Tuesday, November 6, 2007

History of cricket


The game of cricket has a known history spanning from the 16th century to the present day, with international matches played since 1844, although the official history of international Test cricket began in 1877. During this time, the game developed from its origins in England into a game which is now played professionally in most of the Commonwealth of Nations.


Early Cricket


Origin


No one knows when or where cricket began but there is a body of evidence, much of it circumstantial, that strongly suggests the game was devised during Saxon or Norman times by children living in the Weald, an area of dense woodlands and clearings in south-east England that lies across Kent and Sussex. It is generally believed that cricket survived as a children's game for many centuries before it was increasingly taken up by adults around the beginning of the 17th century. There is also a theory that it originated from ancient bat-and-ball games played in the Indian subcontinent, which were then transported to Europe via Persia and the near east by merchants, and eventually developed into the game of cricket in England. There is also speculation that Cricket began where shepards in the 1300's bowled balls of wool at gates called bails.


Derivation of the name of "cricket"


A number of words are thought to be possible sources for the term cricket, which could refer to the bat or the wicket. In old French, the word criquet meant a kind of club which probably gave its name to croquet. Some believe that cricket and croquet have a common origin. In Flemish, krick(e) means a stick, and, in Old English, cricc or cryce means a crutch or staff (though the hard "k" sound suggests the North or Northeast midlands, rather than the Southeast, where cricket seems to have begun). The Isle of Man has a game called Cammag. It involves a stick and a ball with anything between four and hundreds of players. The 'crick' in this instance may be derived from, though indirectly, Flemish.

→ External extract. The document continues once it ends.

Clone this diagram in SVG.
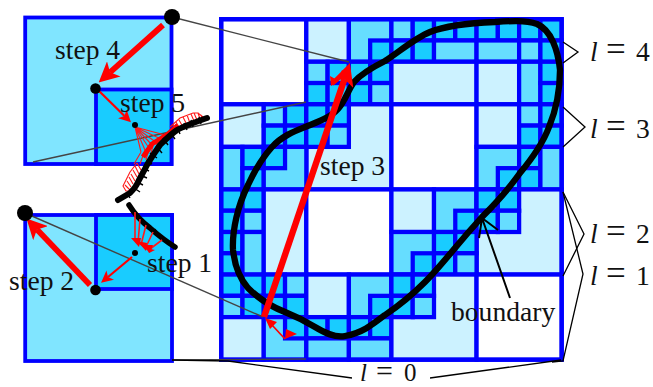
<svg xmlns="http://www.w3.org/2000/svg" width="653" height="387" viewBox="0 0 653 387">
<style>
.g rect{stroke:#0000ff;stroke-width:.2}
.w{fill:#fff}.l{fill:#ccf2ff}.m{fill:#66ddff}.s{fill:#19ccff}
.b{stroke:#0000ff;stroke-width:3.8}
.i{fill:#80e5ff}
.t{font-family:"Liberation Serif","Times New Roman",serif;font-size:27.6px;fill:#111}
.v{font-style:italic}
.q{font-size:35px}
.c{fill:none;stroke:#000;stroke-linecap:round;stroke-linejoin:round}
.thin{fill:none;stroke:#000;stroke-width:1.3}
.gray{fill:none;stroke:#444;stroke-width:1.4}
.r{fill:none;stroke:#ff0000;stroke-linecap:butt}
.f{fill:none;stroke:#ff1a1a;stroke-width:1.1}
.k{fill:none;stroke:#000;stroke-width:1.4}
</style>
<defs>
<marker id="ah" viewBox="0 0 10 10" refX="2.5" refY="5" markerWidth="3.5" markerHeight="3.5" orient="auto"><path d="M0,0L10,5L0,10L2.5,5z" fill="#ff0000"/></marker>
<marker id="as" viewBox="0 0 10 10" refX="2.5" refY="5" markerWidth="5.5" markerHeight="5.5" orient="auto"><path d="M0,0L10,5L0,10L2.5,5z" fill="#ff0000"/></marker>
</defs>

<g id="grid" class="g" transform="translate(221.2 19.2) scale(21.28)">
<rect class="w" x="0" y="0" width="4" height="4"/>
<rect class="l" x="4" y="0" width="2" height="2"/>
<rect class="m" x="6" y="0" width="2" height="2"/><rect class="s" x="7" y="1" width="1" height="1"/>
<rect class="m" x="4" y="2" width="1" height="1"/><rect class="s" x="5" y="2" width="1" height="1"/><rect class="s" x="6" y="2" width="1" height="1"/><rect class="s" x="7" y="2" width="1" height="1"/>
<rect class="s" x="4" y="3" width="1" height="1"/><rect class="s" x="5" y="3" width="1" height="1"/><rect class="s" x="6" y="3" width="1" height="1"/><rect class="m" x="7" y="3" width="1" height="1"/>
<rect class="l" x="0" y="4" width="2" height="2"/>
<rect class="m" x="2" y="4" width="1" height="1"/><rect class="s" x="3" y="4" width="1" height="1"/><rect class="s" x="2" y="5" width="1" height="1"/><rect class="s" x="3" y="5" width="1" height="1"/>
<rect class="l" x="4" y="4" width="4" height="4"/>
<rect class="s" x="4" y="4" width="1" height="1"/><rect class="s" x="5" y="4" width="1" height="1"/><rect class="s" x="4" y="5" width="1" height="1"/><rect class="m" x="5" y="5" width="1" height="1"/>
<rect class="m" x="0" y="6" width="1" height="2"/><rect class="s" x="1" y="6" width="1" height="1"/><rect class="s" x="1" y="7" width="1" height="1"/>
<rect class="m" x="2" y="6" width="2" height="2"/><rect class="s" x="2" y="6" width="1" height="1"/>
<rect class="m" x="8" y="0" width="1" height="1"/><rect class="s" x="9" y="0" width="1" height="1"/><rect class="s" x="10" y="0" width="1" height="1"/><rect class="s" x="11" y="0" width="1" height="1"/><rect class="s" x="12" y="0" width="1" height="1"/><rect class="s" x="13" y="0" width="1" height="1"/><rect class="s" x="14" y="0" width="1" height="1"/><rect class="s" x="15" y="0" width="1" height="1"/>
<rect class="s" x="8" y="1" width="1" height="1"/><rect class="s" x="9" y="1" width="1" height="1"/><rect class="m" x="10" y="1" width="2" height="1"/><rect class="m" x="12" y="1" width="2" height="1"/><rect class="m" x="14" y="1" width="1" height="1"/><rect class="s" x="15" y="1" width="1" height="1"/>
<rect class="l" x="8" y="2" width="4" height="2"/><rect class="l" x="12" y="2" width="2" height="2"/><rect class="m" x="14" y="2" width="1" height="2"/><rect class="s" x="15" y="2" width="1" height="1"/><rect class="s" x="15" y="3" width="1" height="1"/>
<rect class="w" x="8" y="4" width="4" height="4"/><rect class="l" x="12" y="4" width="2" height="2"/>
<rect class="m" x="14" y="4" width="1" height="1"/><rect class="s" x="15" y="4" width="1" height="1"/><rect class="s" x="14" y="5" width="1" height="1"/><rect class="s" x="15" y="5" width="1" height="1"/>
<rect class="m" x="12" y="6" width="2" height="2"/><rect class="s" x="13" y="7" width="1" height="1"/>
<rect class="s" x="14" y="6" width="1" height="1"/><rect class="s" x="14" y="7" width="1" height="1"/><rect class="m" x="15" y="6" width="1" height="2"/>
<rect class="s" x="0" y="8" width="1" height="1"/><rect class="s" x="1" y="8" width="1" height="1"/><rect class="s" x="0" y="9" width="1" height="1"/><rect class="m" x="1" y="9" width="1" height="1"/>
<rect class="s" x="0" y="10" width="1" height="1"/><rect class="s" x="0" y="11" width="1" height="1"/><rect class="m" x="1" y="10" width="1" height="2"/>
<rect class="l" x="2" y="8" width="2" height="4"/><rect class="w" x="4" y="8" width="4" height="4"/>
<rect class="s" x="0" y="12" width="1" height="1"/><rect class="s" x="1" y="12" width="1" height="1"/><rect class="s" x="2" y="12" width="1" height="1"/><rect class="m" x="3" y="12" width="1" height="1"/>
<rect class="m" x="0" y="13" width="1" height="1"/><rect class="s" x="1" y="13" width="1" height="1"/><rect class="s" x="2" y="13" width="1" height="1"/><rect class="s" x="3" y="13" width="1" height="1"/>
<rect class="l" x="0" y="14" width="2" height="2"/><rect class="m" x="2" y="14" width="2" height="2"/><rect class="s" x="3" y="14" width="1" height="1"/>
<rect class="l" x="4" y="12" width="2" height="2"/><rect class="m" x="6" y="12" width="2" height="2"/><rect class="s" x="7" y="13" width="1" height="1"/>
<rect class="s" x="4" y="14" width="1" height="1"/><rect class="s" x="5" y="14" width="1" height="1"/><rect class="s" x="6" y="14" width="1" height="1"/><rect class="s" x="7" y="14" width="1" height="1"/>
<rect class="m" x="4" y="15" width="2" height="1"/><rect class="m" x="6" y="15" width="2" height="1"/>
<rect class="l" x="8" y="8" width="2" height="2"/><rect class="m" x="10" y="8" width="2" height="2"/><rect class="s" x="11" y="9" width="1" height="1"/>
<rect class="l" x="12" y="8" width="4" height="4"/><rect class="s" x="12" y="8" width="1" height="1"/><rect class="s" x="13" y="8" width="1" height="1"/><rect class="s" x="12" y="9" width="1" height="1"/><rect class="m" x="13" y="9" width="1" height="1"/>
<rect class="m" x="8" y="10" width="2" height="2"/><rect class="s" x="9" y="11" width="1" height="1"/>
<rect class="s" x="10" y="10" width="1" height="1"/><rect class="s" x="11" y="10" width="1" height="1"/><rect class="s" x="10" y="11" width="1" height="1"/><rect class="m" x="11" y="11" width="1" height="1"/>
<rect class="l" x="8" y="12" width="4" height="4"/><rect class="s" x="8" y="12" width="1" height="1"/><rect class="s" x="9" y="12" width="1" height="1"/><rect class="s" x="8" y="13" width="1" height="1"/><rect class="m" x="9" y="13" width="1" height="1"/>
<rect class="w" x="12" y="12" width="4" height="4"/>
<rect x="0" y="0" width="16" height="16" fill="none"/>
</g>

<g id="inset-top">
<rect class="i b" x="25.2" y="17.5" width="146.3" height="146.5"/>
<rect class="s b" x="96" y="89.5" width="75.5" height="74.5"/>
</g>
<g id="inset-bottom">
<rect class="i b" x="25.2" y="215" width="146.8" height="146"/>
<rect class="s b" x="96" y="215" width="76" height="74"/>
</g>

<g id="connectors">
<path class="gray" d="M172,17L349,62"/>
<path class="gray" d="M33,162L306,102"/>
<path class="gray" d="M25,213L263,317"/>
<path class="gray" d="M172,360L306,359"/>
<path class="thin" d="M172,360L228,361L352,378"/>
<path class="thin" d="M430,378L561,360"/>
<path class="thin" d="M563,42L578,52L563,63"/>
<path class="thin" d="M563,107L585,127L563,147"/>
<path class="thin" d="M563,192L584,234L563,276"/>
<path class="thin" d="M563,192L583,274L563,361L552,362"/>
<path class="thin" style="stroke-width:2" d="M510,298L482,218M479,238L482,218L498,230"/>
</g>

<g id="boundary">
<path class="c" stroke-width="6.3" d="M248,185C255,170 262,158 272,147C282,136 295,131 305,127C318,122 331,117 338,109C346,100 347,92 354,82C362,73 375,66 385,61C399,52 415,38 430,32C445,26 470,23 495,22C510,21 525,20 537,24C551,30 558,50 560,70C560,92 556,110 549,127C542,146 530,161 520,173C508,190 495,204 482,217C472,228 465,236 455,248C445,260 435,272 425,282C412,295 400,305 385,315C372,325 362,333 345,336C335,338 325,333 315,327C305,321 295,316 285,312C272,307 258,298 248,288C240,279 235,268 233,250C232,230 238,205 248,185Z"/>
</g>

<g id="fan-top">
<path class="f" d="M135,127L141,152M135,127L145,150M135,127L149,148M135,127L153,146M135,127L157,143M135,127L161,139M135,127L165,135M141,152L134,164M145,150L140,164M149,148L146,160M153,146L150,157M157,143L156,153M161,139L160,149M165,135L166,144"/>
<path fill="none" stroke="#ff0000" stroke-width="5" d="M143,157L152,144L168,134L178,125"/>
<path class="f" d="M137,163L130,172L123,186L126,191L130,191M137,163L141,170M135,166L139,174M133,170L137,177M131,174L135,181M129,177L133,184M127,181L131,187M125,185L130,190"/>
<path class="f" d="M170,127L180,118L193,113L198,113L203,117M173,125L178,131M176,122L180,129M179,120L183,127M183,117L187,125M187,115L190,123M191,114L194,121M194,113L197,120M198,113L200,119M201,115L202,118"/>
</g>
<g id="curve-top">
<path class="c" stroke-width="6" d="M207,118C196,122 186,125 177,130C170,135 165,140 160,145C155,152 151,158 147,165C144,171 141,176 138,182C136,187 133,190 130,193L118,200"/>
<path class="k" d="M150,153L157,158M146,161L152,164M143,168L149,171M140,175L147,178M137,182L143,185M134,188L140,192M127,193L130,198M156,146L162,153M163,138L168,145M170,132L175,139M177,127L180,134M184,123L187,130M191,120L193,127M199,117L201,124"/>
</g>
<g id="curve-bottom">
<path class="c" stroke-width="5.5" d="M129,205C134,213 142,222 150,228C158,235 167,242 175,247"/>
<path class="k" d="M155,229L158,235"/>
</g>
<g id="fan-bottom">
<path fill="none" stroke="#ff1a1a" stroke-width="1.6" d="M135,212L135,240M140,219L138,243M146,225L141,245M153,232L146,247M162,240L150,249M135,240L150,251"/>
<path fill="#ff0000" d="M131,238L141,238L139,247ZM137,241L147,243L146,251ZM142,245L153,245L150,253ZM146,248L155,250L149,253Z"/>
</g>

<g id="arrows">
<path class="r" stroke-width="5.8" marker-end="url(#ah)" d="M163,25L110,72.3"/>
<path class="r" stroke-width="2.2" marker-end="url(#as)" d="M96,88L124.5,116"/>
<path class="r" stroke-width="5.8" marker-end="url(#ah)" d="M90,285L37,229.5"/>
<path class="r" stroke-width="2.2" marker-end="url(#as)" d="M132,257L108,277"/>
<path class="r" stroke-width="6.4" marker-end="url(#ah)" d="M264,317L344.5,79"/>
<path class="r" stroke-width="1.7" d="M285,339L272,325"/>
<path fill="#ff0000" d="M265,318L277,322L270,329ZM297,334L285,339L286,329Z"/>
<path class="r" stroke-width="1.7" d="M333,85L347,72"/>
<path fill="#ff0000" d="M350,67L341,71L347,78ZM330,76L339,81L331,86Z"/>
</g>

<g id="dots" fill="#000">
<circle cx="172" cy="17" r="8"/><circle cx="95.5" cy="88.5" r="5.3"/><circle cx="135" cy="125" r="3"/>
<circle cx="25" cy="213" r="8"/><circle cx="95.5" cy="290" r="5.3"/><circle cx="135" cy="253" r="3"/>
</g>

<g id="labels">
<text class="t" x="55" y="59">step 4</text>
<text class="t" x="120" y="112">step 5</text>
<text class="t" x="320" y="175">step 3</text>
<text class="t" x="147" y="272">step 1</text>
<text class="t" x="9" y="290">step 2</text>
<text class="t" x="451" y="321">boundary</text>
<text class="t" y="61"><tspan class="v" x="590">l</tspan><tspan class="q" x="606">=</tspan><tspan x="636">4</tspan></text>
<text class="t" y="138"><tspan class="v" x="590">l</tspan><tspan class="q" x="606">=</tspan><tspan x="636">3</tspan></text>
<text class="t" y="243"><tspan class="v" x="590">l</tspan><tspan class="q" x="606">=</tspan><tspan x="636">2</tspan></text>
<text class="t" y="285"><tspan class="v" x="590">l</tspan><tspan class="q" x="606">=</tspan><tspan x="636">1</tspan></text>
<text class="t" style="font-size:25px" y="381"><tspan class="v" x="360">l</tspan><tspan x="376" style="font-size:30px">=</tspan><tspan x="404">0</tspan></text>
</g>
</svg>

Alternatively, the French criquet apparently comes from the Flemish word krickstoel, which is a long low stool on which one kneels in church which may appear similar to the long low wicket with two stumps used in early cricket, or the early stool in stoolball. The word stool is old dialect for a tree stump in a forest, but in stoolball it may well refer to the milking-stools which are believed to have been used as wickets in early times.


Stoolball is an ancient sport similar to cricket, still played in southern counties of England, especially Sussex, and is considered a precursor to cricket, rounders and baseball.


First definite reference


Despite many prior suggested references, the first definite reference to the game is found in a 1597 court case concerning dispute over a school's ownership of a plot of land. A 59-year old coroner, John Derrick, testified that he and his school friends had played kreckett on the site fifty years earlier. The school was the Royal Grammar School, Guildford, and Mr Derrick's account proves beyond reasonable doubt that the game was being played in Surrey c.1550.


The first reference to it being played as an adult sport was in 1611, when two men in Sussex were prosecuted for playing cricket on Sunday instead of going to church. In the same year, a dictionary defines cricket as a boys' game and this suggests that adult participation was a recent development


Early Seventeenth Century


A number of references occur up to the English Civil War and these indicate that it had become an adult game contested by parish teams, but there is no evidence of county strength teams at this time. Equally, there is little evidence of the rampant gambling that characterised the game throughout the 18th century. It is generally believed, therefore, that "village cricket" had developed by the middle of the 17th century but that county cricket had not and that investment in the game had not begun.